— Exercise prompt —
All the data must come back unchanged, except that pictures are left out.

BEGIN Data

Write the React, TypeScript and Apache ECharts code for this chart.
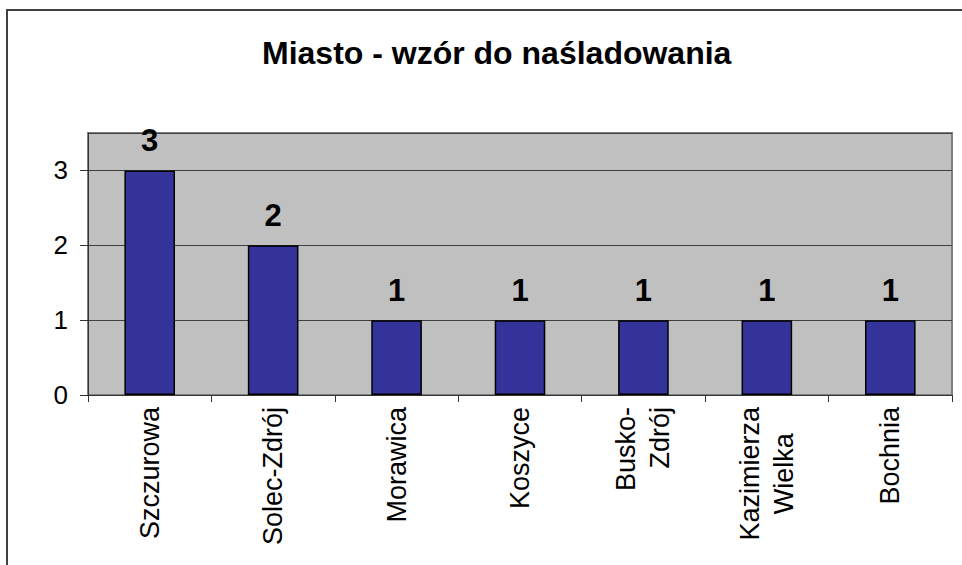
import React, { useEffect, useRef } from "react";
import * as echarts from "echarts";

const TITLE = "Miasto - wzór do naśladowania";
const categories = [
  "Szczurowa",
  "Solec-Zdrój",
  "Morawica",
  "Koszyce",
  "Busko-\nZdrój",
  "Kazimierza\nWielka",
  "Bochnia",
];
const values = [3, 2, 1, 1, 1, 1, 1];
const yTicks = [0, 1, 2, 3];

const FONT = "'Liberation Sans', Arial, sans-serif";

export default function App() {
  const ref = useRef<HTMLDivElement>(null);
  useEffect(() => {
    if (!ref.current) return;
    const chart = echarts.init(ref.current, undefined, { renderer: "svg" });
    chart.setOption({
      animation: false,
      backgroundColor: "#ffffff",
      title: {
        text: TITLE,
        left: 257,
        top: 32,
        textStyle: {
          fontFamily: FONT,
          fontSize: 32,
          fontWeight: "bold",
          color: "#000",
        },
      },
      graphic: [
        {
          type: "rect",
          shape: { x: 7, y: 10, width: 1000, height: 600 },
          style: { fill: "none", stroke: "#404040", lineWidth: 2 },
          silent: true,
          z: 10,
        },
      ],
      grid: {
        left: 88,
        right: 10,
        top: 133,
        bottom: 170,
        show: true,
        backgroundColor: "#c0c0c0",
        borderColor: "#808080",
        borderWidth: 2,
      },
      xAxis: {
        type: "category",
        data: categories,
        boundaryGap: true,
        axisLine: { show: true, lineStyle: { color: "#333", width: 1 } },
        axisTick: { show: true, length: 7, lineStyle: { color: "#333" } },
        axisLabel: {
          rotate: 90,
          margin: 12,
          interval: 0,
          fontFamily: FONT,
          fontSize: 27,
          lineHeight: 34,
          color: "#000",
          formatter: (v: string) =>
            v.indexOf("Kazimierza") === 0
              ? v
                  .split("\n")
                  .map((s) => "{c|" + s + "}")
                  .join("\n")
              : v,
          rich: {
            c: {
              align: "center",
              fontFamily: FONT,
              fontSize: 27,
              lineHeight: 34,
              color: "#000",
            },
          },
        },
      },
      yAxis: {
        type: "value",
        min: yTicks[0],
        max: 3.5,
        interval: 1,
        axisLine: { show: true, lineStyle: { color: "#333" } },
        axisTick: { show: true, length: 8, lineStyle: { color: "#333" } },
        axisLabel: {
          margin: 20,
          showMaxLabel: false,
          fontFamily: FONT,
          fontSize: 26,
          color: "#000",
        },
        splitLine: { show: true, lineStyle: { color: "#404040", width: 1 } },
      },
      series: [
        {
          type: "bar",
          data: values,
          barWidth: "41%",
          itemStyle: {
            color: "#333399",
            borderColor: "#000",
            borderWidth: 1.5,
          },
          label: {
            show: true,
            position: "top",
            distance: 14,
            fontFamily: FONT,
            fontSize: 31,
            fontWeight: "bold",
            color: "#000",
          },
        },
      ],
    });
    return () => chart.dispose();
  }, []);
  return (
    <div
      ref={ref}
      style={{ position: "fixed", left: 0, top: 0, width: 962, height: 565 }}
    />
  );
}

END Data

— Response —
Write the React, TypeScript and Apache ECharts code for this chart.
import React, { useEffect, useRef } from "react";
import * as echarts from "echarts";

const TITLE = "Miasto - wzór do naśladowania";
const categories = [
  "Szczurowa",
  "Solec-Zdrój",
  "Morawica",
  "Koszyce",
  "Busko-\nZdrój",
  "Kazimierza\nWielka",
  "Bochnia",
];
const values = [3, 2, 1, 1, 1, 1, 1];
const yTicks = [0, 1, 2, 3];

const FONT = "'Liberation Sans', Arial, sans-serif";

export default function App() {
  const ref = useRef<HTMLDivElement>(null);
  useEffect(() => {
    if (!ref.current) return;
    const chart = echarts.init(ref.current, undefined, { renderer: "svg" });
    chart.setOption({
      animation: false,
      backgroundColor: "#ffffff",
      title: {
        text: TITLE,
        left: 257,
        top: 32,
        textStyle: {
          fontFamily: FONT,
          fontSize: 32,
          fontWeight: "bold",
          color: "#000",
        },
      },
      graphic: [
        {
          type: "rect",
          shape: { x: 7, y: 10, width: 1000, height: 600 },
          style: { fill: "none", stroke: "#404040", lineWidth: 2 },
          silent: true,
          z: 10,
        },
      ],
      grid: {
        left: 88,
        right: 10,
        top: 133,
        bottom: 170,
        show: true,
        backgroundColor: "#c0c0c0",
        borderColor: "#808080",
        borderWidth: 2,
      },
      xAxis: {
        type: "category",
        data: categories,
        boundaryGap: true,
        axisLine: { show: true, lineStyle: { color: "#333", width: 1 } },
        axisTick: { show: true, length: 7, lineStyle: { color: "#333" } },
        axisLabel: {
          rotate: 90,
          margin: 12,
          interval: 0,
          fontFamily: FONT,
          fontSize: 27,
          lineHeight: 34,
          color: "#000",
          formatter: (v: string) =>
            v.indexOf("Kazimierza") === 0
              ? v
                  .split("\n")
                  .map((s) => "{c|" + s + "}")
                  .join("\n")
              : v,
          rich: {
            c: {
              align: "center",
              fontFamily: FONT,
              fontSize: 27,
              lineHeight: 34,
              color: "#000",
            },
          },
        },
      },
      yAxis: {
        type: "value",
        min: yTicks[0],
        max: 3.5,
        interval: 1,
        axisLine: { show: true, lineStyle: { color: "#333" } },
        axisTick: { show: true, length: 8, lineStyle: { color: "#333" } },
        axisLabel: {
          margin: 20,
          showMaxLabel: false,
          fontFamily: FONT,
          fontSize: 26,
          color: "#000",
        },
        splitLine: { show: true, lineStyle: { color: "#404040", width: 1 } },
      },
      series: [
        {
          type: "bar",
          data: values,
          barWidth: "41%",
          itemStyle: {
            color: "#333399",
            borderColor: "#000",
            borderWidth: 1.5,
          },
          label: {
            show: true,
            position: "top",
            distance: 14,
            fontFamily: FONT,
            fontSize: 31,
            fontWeight: "bold",
            color: "#000",
          },
        },
      ],
    });
    return () => chart.dispose();
  }, []);
  return (
    <div
      ref={ref}
      style={{ position: "fixed", left: 0, top: 0, width: 962, height: 565 }}
    />
  );
}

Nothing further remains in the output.